Each line below is to be written out in full, exactly as shown.
↓↓↓
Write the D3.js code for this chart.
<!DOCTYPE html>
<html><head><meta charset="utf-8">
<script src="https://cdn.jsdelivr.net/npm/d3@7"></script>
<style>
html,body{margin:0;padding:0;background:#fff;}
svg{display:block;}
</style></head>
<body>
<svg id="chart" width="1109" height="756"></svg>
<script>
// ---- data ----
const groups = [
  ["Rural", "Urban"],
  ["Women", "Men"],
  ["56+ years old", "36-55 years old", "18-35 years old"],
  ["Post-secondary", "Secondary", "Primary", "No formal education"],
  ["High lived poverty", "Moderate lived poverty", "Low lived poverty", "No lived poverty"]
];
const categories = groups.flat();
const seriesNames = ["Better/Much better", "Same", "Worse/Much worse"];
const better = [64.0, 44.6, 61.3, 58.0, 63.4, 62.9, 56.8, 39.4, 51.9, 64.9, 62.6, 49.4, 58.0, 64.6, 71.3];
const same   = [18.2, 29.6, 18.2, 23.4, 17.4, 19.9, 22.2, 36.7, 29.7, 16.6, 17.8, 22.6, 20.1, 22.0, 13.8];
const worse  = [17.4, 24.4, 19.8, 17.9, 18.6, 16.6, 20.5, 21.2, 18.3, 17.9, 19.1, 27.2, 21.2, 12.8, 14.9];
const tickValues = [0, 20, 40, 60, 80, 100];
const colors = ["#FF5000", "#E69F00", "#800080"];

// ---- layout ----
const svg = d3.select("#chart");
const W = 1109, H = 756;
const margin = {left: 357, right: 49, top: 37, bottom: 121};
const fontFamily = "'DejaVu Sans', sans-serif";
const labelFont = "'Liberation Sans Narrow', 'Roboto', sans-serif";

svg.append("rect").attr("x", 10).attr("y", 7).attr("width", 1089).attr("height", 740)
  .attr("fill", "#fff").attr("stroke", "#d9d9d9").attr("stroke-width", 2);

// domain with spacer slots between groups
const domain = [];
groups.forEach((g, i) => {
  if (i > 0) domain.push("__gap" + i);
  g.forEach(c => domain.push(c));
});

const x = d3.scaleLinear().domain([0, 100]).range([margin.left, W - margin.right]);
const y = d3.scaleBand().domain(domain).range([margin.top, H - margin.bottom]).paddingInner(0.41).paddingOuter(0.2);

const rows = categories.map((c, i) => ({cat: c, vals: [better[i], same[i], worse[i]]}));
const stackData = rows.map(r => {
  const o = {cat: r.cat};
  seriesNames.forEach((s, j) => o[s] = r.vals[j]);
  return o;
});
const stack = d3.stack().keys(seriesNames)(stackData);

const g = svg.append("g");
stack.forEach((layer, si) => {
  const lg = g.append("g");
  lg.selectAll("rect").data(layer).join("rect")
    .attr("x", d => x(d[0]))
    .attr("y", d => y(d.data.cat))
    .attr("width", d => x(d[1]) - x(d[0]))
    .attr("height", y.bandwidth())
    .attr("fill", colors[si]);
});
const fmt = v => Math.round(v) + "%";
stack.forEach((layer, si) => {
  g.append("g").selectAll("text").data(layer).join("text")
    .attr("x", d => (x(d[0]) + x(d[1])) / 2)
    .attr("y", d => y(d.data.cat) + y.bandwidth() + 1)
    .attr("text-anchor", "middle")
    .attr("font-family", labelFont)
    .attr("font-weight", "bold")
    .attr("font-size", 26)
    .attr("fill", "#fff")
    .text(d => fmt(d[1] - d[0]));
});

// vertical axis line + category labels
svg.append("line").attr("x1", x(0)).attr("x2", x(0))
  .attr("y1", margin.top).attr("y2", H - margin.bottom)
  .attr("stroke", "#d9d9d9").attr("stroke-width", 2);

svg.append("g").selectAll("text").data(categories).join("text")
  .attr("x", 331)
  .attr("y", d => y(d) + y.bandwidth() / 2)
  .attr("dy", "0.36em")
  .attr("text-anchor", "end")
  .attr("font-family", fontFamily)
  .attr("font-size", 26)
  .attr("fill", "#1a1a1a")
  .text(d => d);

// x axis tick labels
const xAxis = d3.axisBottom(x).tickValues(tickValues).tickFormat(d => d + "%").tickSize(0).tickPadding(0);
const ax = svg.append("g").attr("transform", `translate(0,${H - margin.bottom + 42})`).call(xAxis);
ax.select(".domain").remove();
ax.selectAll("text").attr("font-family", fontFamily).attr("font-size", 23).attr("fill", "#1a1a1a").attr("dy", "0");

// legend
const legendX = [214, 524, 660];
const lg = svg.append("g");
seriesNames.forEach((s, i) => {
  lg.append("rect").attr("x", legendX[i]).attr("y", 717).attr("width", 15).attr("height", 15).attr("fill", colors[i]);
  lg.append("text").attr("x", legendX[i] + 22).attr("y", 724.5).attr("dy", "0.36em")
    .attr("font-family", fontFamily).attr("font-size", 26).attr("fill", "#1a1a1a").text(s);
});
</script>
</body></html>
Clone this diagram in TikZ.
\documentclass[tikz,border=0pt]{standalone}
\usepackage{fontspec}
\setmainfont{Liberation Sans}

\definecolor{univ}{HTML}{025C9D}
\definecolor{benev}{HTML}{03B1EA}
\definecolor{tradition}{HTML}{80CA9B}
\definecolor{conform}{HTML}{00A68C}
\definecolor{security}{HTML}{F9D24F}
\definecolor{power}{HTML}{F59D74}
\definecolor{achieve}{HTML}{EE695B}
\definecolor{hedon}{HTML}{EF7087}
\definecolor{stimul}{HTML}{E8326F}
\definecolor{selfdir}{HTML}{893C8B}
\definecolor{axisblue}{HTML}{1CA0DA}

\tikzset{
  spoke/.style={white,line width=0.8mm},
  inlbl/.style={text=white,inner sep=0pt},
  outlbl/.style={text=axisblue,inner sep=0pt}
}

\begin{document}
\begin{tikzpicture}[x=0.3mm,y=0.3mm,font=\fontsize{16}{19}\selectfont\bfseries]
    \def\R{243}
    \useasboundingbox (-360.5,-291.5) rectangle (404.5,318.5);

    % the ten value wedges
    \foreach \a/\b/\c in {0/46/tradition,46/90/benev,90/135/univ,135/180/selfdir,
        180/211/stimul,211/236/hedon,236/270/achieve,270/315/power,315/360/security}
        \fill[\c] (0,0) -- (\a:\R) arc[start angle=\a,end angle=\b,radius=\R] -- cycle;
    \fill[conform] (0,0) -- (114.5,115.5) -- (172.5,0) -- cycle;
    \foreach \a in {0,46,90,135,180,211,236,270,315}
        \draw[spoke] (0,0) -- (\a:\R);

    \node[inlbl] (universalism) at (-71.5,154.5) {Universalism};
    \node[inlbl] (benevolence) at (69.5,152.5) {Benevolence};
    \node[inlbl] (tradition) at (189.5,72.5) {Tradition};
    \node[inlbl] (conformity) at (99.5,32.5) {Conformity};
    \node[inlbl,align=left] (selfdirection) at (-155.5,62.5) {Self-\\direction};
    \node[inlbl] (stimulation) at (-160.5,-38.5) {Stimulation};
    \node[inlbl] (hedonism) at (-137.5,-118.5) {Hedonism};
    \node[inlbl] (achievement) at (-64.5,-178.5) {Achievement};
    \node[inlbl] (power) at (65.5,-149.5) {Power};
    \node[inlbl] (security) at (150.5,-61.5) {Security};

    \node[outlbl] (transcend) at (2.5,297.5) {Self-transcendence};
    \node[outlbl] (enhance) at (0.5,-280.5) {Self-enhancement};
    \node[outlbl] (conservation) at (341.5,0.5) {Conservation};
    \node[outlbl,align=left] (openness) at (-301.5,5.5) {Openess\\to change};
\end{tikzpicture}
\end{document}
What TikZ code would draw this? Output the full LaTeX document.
↑↑↑
## SOLUTION TO THE EXERCISE
Write the D3.js code for this chart.
<!DOCTYPE html>
<html><head><meta charset="utf-8">
<script src="https://cdn.jsdelivr.net/npm/d3@7"></script>
<style>
html,body{margin:0;padding:0;background:#fff;}
svg{display:block;}
</style></head>
<body>
<svg id="chart" width="1109" height="756"></svg>
<script>
// ---- data ----
const groups = [
  ["Rural", "Urban"],
  ["Women", "Men"],
  ["56+ years old", "36-55 years old", "18-35 years old"],
  ["Post-secondary", "Secondary", "Primary", "No formal education"],
  ["High lived poverty", "Moderate lived poverty", "Low lived poverty", "No lived poverty"]
];
const categories = groups.flat();
const seriesNames = ["Better/Much better", "Same", "Worse/Much worse"];
const better = [64.0, 44.6, 61.3, 58.0, 63.4, 62.9, 56.8, 39.4, 51.9, 64.9, 62.6, 49.4, 58.0, 64.6, 71.3];
const same   = [18.2, 29.6, 18.2, 23.4, 17.4, 19.9, 22.2, 36.7, 29.7, 16.6, 17.8, 22.6, 20.1, 22.0, 13.8];
const worse  = [17.4, 24.4, 19.8, 17.9, 18.6, 16.6, 20.5, 21.2, 18.3, 17.9, 19.1, 27.2, 21.2, 12.8, 14.9];
const tickValues = [0, 20, 40, 60, 80, 100];
const colors = ["#FF5000", "#E69F00", "#800080"];

// ---- layout ----
const svg = d3.select("#chart");
const W = 1109, H = 756;
const margin = {left: 357, right: 49, top: 37, bottom: 121};
const fontFamily = "'DejaVu Sans', sans-serif";
const labelFont = "'Liberation Sans Narrow', 'Roboto', sans-serif";

svg.append("rect").attr("x", 10).attr("y", 7).attr("width", 1089).attr("height", 740)
  .attr("fill", "#fff").attr("stroke", "#d9d9d9").attr("stroke-width", 2);

// domain with spacer slots between groups
const domain = [];
groups.forEach((g, i) => {
  if (i > 0) domain.push("__gap" + i);
  g.forEach(c => domain.push(c));
});

const x = d3.scaleLinear().domain([0, 100]).range([margin.left, W - margin.right]);
const y = d3.scaleBand().domain(domain).range([margin.top, H - margin.bottom]).paddingInner(0.41).paddingOuter(0.2);

const rows = categories.map((c, i) => ({cat: c, vals: [better[i], same[i], worse[i]]}));
const stackData = rows.map(r => {
  const o = {cat: r.cat};
  seriesNames.forEach((s, j) => o[s] = r.vals[j]);
  return o;
});
const stack = d3.stack().keys(seriesNames)(stackData);

const g = svg.append("g");
stack.forEach((layer, si) => {
  const lg = g.append("g");
  lg.selectAll("rect").data(layer).join("rect")
    .attr("x", d => x(d[0]))
    .attr("y", d => y(d.data.cat))
    .attr("width", d => x(d[1]) - x(d[0]))
    .attr("height", y.bandwidth())
    .attr("fill", colors[si]);
});
const fmt = v => Math.round(v) + "%";
stack.forEach((layer, si) => {
  g.append("g").selectAll("text").data(layer).join("text")
    .attr("x", d => (x(d[0]) + x(d[1])) / 2)
    .attr("y", d => y(d.data.cat) + y.bandwidth() + 1)
    .attr("text-anchor", "middle")
    .attr("font-family", labelFont)
    .attr("font-weight", "bold")
    .attr("font-size", 26)
    .attr("fill", "#fff")
    .text(d => fmt(d[1] - d[0]));
});

// vertical axis line + category labels
svg.append("line").attr("x1", x(0)).attr("x2", x(0))
  .attr("y1", margin.top).attr("y2", H - margin.bottom)
  .attr("stroke", "#d9d9d9").attr("stroke-width", 2);

svg.append("g").selectAll("text").data(categories).join("text")
  .attr("x", 331)
  .attr("y", d => y(d) + y.bandwidth() / 2)
  .attr("dy", "0.36em")
  .attr("text-anchor", "end")
  .attr("font-family", fontFamily)
  .attr("font-size", 26)
  .attr("fill", "#1a1a1a")
  .text(d => d);

// x axis tick labels
const xAxis = d3.axisBottom(x).tickValues(tickValues).tickFormat(d => d + "%").tickSize(0).tickPadding(0);
const ax = svg.append("g").attr("transform", `translate(0,${H - margin.bottom + 42})`).call(xAxis);
ax.select(".domain").remove();
ax.selectAll("text").attr("font-family", fontFamily).attr("font-size", 23).attr("fill", "#1a1a1a").attr("dy", "0");

// legend
const legendX = [214, 524, 660];
const lg = svg.append("g");
seriesNames.forEach((s, i) => {
  lg.append("rect").attr("x", legendX[i]).attr("y", 717).attr("width", 15).attr("height", 15).attr("fill", colors[i]);
  lg.append("text").attr("x", legendX[i] + 22).attr("y", 724.5).attr("dy", "0.36em")
    .attr("font-family", fontFamily).attr("font-size", 26).attr("fill", "#1a1a1a").text(s);
});
</script>
</body></html>
Clone this diagram in TikZ.
\documentclass[tikz,border=0pt]{standalone}
\usepackage{fontspec}
\setmainfont{Liberation Sans}

\definecolor{univ}{HTML}{025C9D}
\definecolor{benev}{HTML}{03B1EA}
\definecolor{tradition}{HTML}{80CA9B}
\definecolor{conform}{HTML}{00A68C}
\definecolor{security}{HTML}{F9D24F}
\definecolor{power}{HTML}{F59D74}
\definecolor{achieve}{HTML}{EE695B}
\definecolor{hedon}{HTML}{EF7087}
\definecolor{stimul}{HTML}{E8326F}
\definecolor{selfdir}{HTML}{893C8B}
\definecolor{axisblue}{HTML}{1CA0DA}

\tikzset{
  spoke/.style={white,line width=0.8mm},
  inlbl/.style={text=white,inner sep=0pt},
  outlbl/.style={text=axisblue,inner sep=0pt}
}

\begin{document}
\begin{tikzpicture}[x=0.3mm,y=0.3mm,font=\fontsize{16}{19}\selectfont\bfseries]
    \def\R{243}
    \useasboundingbox (-360.5,-291.5) rectangle (404.5,318.5);

    % the ten value wedges
    \foreach \a/\b/\c in {0/46/tradition,46/90/benev,90/135/univ,135/180/selfdir,
        180/211/stimul,211/236/hedon,236/270/achieve,270/315/power,315/360/security}
        \fill[\c] (0,0) -- (\a:\R) arc[start angle=\a,end angle=\b,radius=\R] -- cycle;
    \fill[conform] (0,0) -- (114.5,115.5) -- (172.5,0) -- cycle;
    \foreach \a in {0,46,90,135,180,211,236,270,315}
        \draw[spoke] (0,0) -- (\a:\R);

    \node[inlbl] (universalism) at (-71.5,154.5) {Universalism};
    \node[inlbl] (benevolence) at (69.5,152.5) {Benevolence};
    \node[inlbl] (tradition) at (189.5,72.5) {Tradition};
    \node[inlbl] (conformity) at (99.5,32.5) {Conformity};
    \node[inlbl,align=left] (selfdirection) at (-155.5,62.5) {Self-\\direction};
    \node[inlbl] (stimulation) at (-160.5,-38.5) {Stimulation};
    \node[inlbl] (hedonism) at (-137.5,-118.5) {Hedonism};
    \node[inlbl] (achievement) at (-64.5,-178.5) {Achievement};
    \node[inlbl] (power) at (65.5,-149.5) {Power};
    \node[inlbl] (security) at (150.5,-61.5) {Security};

    \node[outlbl] (transcend) at (2.5,297.5) {Self-transcendence};
    \node[outlbl] (enhance) at (0.5,-280.5) {Self-enhancement};
    \node[outlbl] (conservation) at (341.5,0.5) {Conservation};
    \node[outlbl,align=left] (openness) at (-301.5,5.5) {Openess\\to change};
\end{tikzpicture}
\end{document}
What TikZ code would draw this? Output the full LaTeX document.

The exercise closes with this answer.